> [Aim] Every line below must be reproduced exactly. Copy them all.

> [Supplied data]
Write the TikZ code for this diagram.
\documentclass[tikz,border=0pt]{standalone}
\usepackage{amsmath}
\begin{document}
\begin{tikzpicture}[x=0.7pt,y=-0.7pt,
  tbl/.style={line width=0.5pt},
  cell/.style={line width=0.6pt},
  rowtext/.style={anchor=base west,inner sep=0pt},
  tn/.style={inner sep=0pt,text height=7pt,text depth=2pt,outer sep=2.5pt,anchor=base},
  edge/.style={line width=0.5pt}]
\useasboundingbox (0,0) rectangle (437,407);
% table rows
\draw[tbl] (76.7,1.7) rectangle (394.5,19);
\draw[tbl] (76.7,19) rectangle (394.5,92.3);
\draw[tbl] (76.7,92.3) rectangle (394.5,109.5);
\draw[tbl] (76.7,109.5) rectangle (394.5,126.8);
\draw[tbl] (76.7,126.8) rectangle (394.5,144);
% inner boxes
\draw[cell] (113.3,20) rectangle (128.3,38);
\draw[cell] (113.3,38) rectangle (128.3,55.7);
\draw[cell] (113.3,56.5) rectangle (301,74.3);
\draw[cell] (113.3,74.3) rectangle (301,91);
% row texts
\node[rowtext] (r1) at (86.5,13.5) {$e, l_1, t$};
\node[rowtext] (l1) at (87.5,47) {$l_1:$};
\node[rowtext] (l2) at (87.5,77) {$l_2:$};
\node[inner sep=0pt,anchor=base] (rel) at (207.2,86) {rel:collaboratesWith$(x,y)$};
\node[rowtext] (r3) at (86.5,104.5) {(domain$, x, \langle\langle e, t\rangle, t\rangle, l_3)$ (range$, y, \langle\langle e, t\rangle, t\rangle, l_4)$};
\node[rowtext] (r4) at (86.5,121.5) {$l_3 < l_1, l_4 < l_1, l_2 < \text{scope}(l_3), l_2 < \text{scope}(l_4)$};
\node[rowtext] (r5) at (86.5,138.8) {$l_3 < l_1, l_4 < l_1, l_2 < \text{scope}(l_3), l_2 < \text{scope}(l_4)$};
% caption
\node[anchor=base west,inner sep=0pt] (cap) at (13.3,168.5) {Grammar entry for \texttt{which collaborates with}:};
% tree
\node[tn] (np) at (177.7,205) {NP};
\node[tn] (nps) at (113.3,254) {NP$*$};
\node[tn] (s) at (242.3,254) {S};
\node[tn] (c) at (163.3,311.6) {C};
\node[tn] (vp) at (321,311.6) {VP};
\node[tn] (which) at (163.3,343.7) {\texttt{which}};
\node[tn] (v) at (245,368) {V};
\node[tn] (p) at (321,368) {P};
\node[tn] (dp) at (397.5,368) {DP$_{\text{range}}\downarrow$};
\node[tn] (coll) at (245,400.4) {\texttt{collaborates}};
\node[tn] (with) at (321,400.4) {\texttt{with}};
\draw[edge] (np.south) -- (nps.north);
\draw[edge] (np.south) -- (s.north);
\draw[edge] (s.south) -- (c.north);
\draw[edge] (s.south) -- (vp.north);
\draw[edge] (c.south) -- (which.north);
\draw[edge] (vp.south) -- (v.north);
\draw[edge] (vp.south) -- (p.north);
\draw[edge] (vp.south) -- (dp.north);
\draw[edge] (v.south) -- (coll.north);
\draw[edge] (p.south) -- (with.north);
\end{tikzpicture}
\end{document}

> [Correct result]
Write the TikZ code for this diagram.
\documentclass[tikz,border=0pt]{standalone}
\usepackage{amsmath}
\begin{document}
\begin{tikzpicture}[x=0.7pt,y=-0.7pt,
  tbl/.style={line width=0.5pt},
  cell/.style={line width=0.6pt},
  rowtext/.style={anchor=base west,inner sep=0pt},
  tn/.style={inner sep=0pt,text height=7pt,text depth=2pt,outer sep=2.5pt,anchor=base},
  edge/.style={line width=0.5pt}]
\useasboundingbox (0,0) rectangle (437,407);
% table rows
\draw[tbl] (76.7,1.7) rectangle (394.5,19);
\draw[tbl] (76.7,19) rectangle (394.5,92.3);
\draw[tbl] (76.7,92.3) rectangle (394.5,109.5);
\draw[tbl] (76.7,109.5) rectangle (394.5,126.8);
\draw[tbl] (76.7,126.8) rectangle (394.5,144);
% inner boxes
\draw[cell] (113.3,20) rectangle (128.3,38);
\draw[cell] (113.3,38) rectangle (128.3,55.7);
\draw[cell] (113.3,56.5) rectangle (301,74.3);
\draw[cell] (113.3,74.3) rectangle (301,91);
% row texts
\node[rowtext] (r1) at (86.5,13.5) {$e, l_1, t$};
\node[rowtext] (l1) at (87.5,47) {$l_1:$};
\node[rowtext] (l2) at (87.5,77) {$l_2:$};
\node[inner sep=0pt,anchor=base] (rel) at (207.2,86) {rel:collaboratesWith$(x,y)$};
\node[rowtext] (r3) at (86.5,104.5) {(domain$, x, \langle\langle e, t\rangle, t\rangle, l_3)$ (range$, y, \langle\langle e, t\rangle, t\rangle, l_4)$};
\node[rowtext] (r4) at (86.5,121.5) {$l_3 < l_1, l_4 < l_1, l_2 < \text{scope}(l_3), l_2 < \text{scope}(l_4)$};
\node[rowtext] (r5) at (86.5,138.8) {$l_3 < l_1, l_4 < l_1, l_2 < \text{scope}(l_3), l_2 < \text{scope}(l_4)$};
% caption
\node[anchor=base west,inner sep=0pt] (cap) at (13.3,168.5) {Grammar entry for \texttt{which collaborates with}:};
% tree
\node[tn] (np) at (177.7,205) {NP};
\node[tn] (nps) at (113.3,254) {NP$*$};
\node[tn] (s) at (242.3,254) {S};
\node[tn] (c) at (163.3,311.6) {C};
\node[tn] (vp) at (321,311.6) {VP};
\node[tn] (which) at (163.3,343.7) {\texttt{which}};
\node[tn] (v) at (245,368) {V};
\node[tn] (p) at (321,368) {P};
\node[tn] (dp) at (397.5,368) {DP$_{\text{range}}\downarrow$};
\node[tn] (coll) at (245,400.4) {\texttt{collaborates}};
\node[tn] (with) at (321,400.4) {\texttt{with}};
\draw[edge] (np.south) -- (nps.north);
\draw[edge] (np.south) -- (s.north);
\draw[edge] (s.south) -- (c.north);
\draw[edge] (s.south) -- (vp.north);
\draw[edge] (c.south) -- (which.north);
\draw[edge] (vp.south) -- (v.north);
\draw[edge] (vp.south) -- (p.north);
\draw[edge] (vp.south) -- (dp.north);
\draw[edge] (v.south) -- (coll.north);
\draw[edge] (p.south) -- (with.north);
\end{tikzpicture}
\end{document}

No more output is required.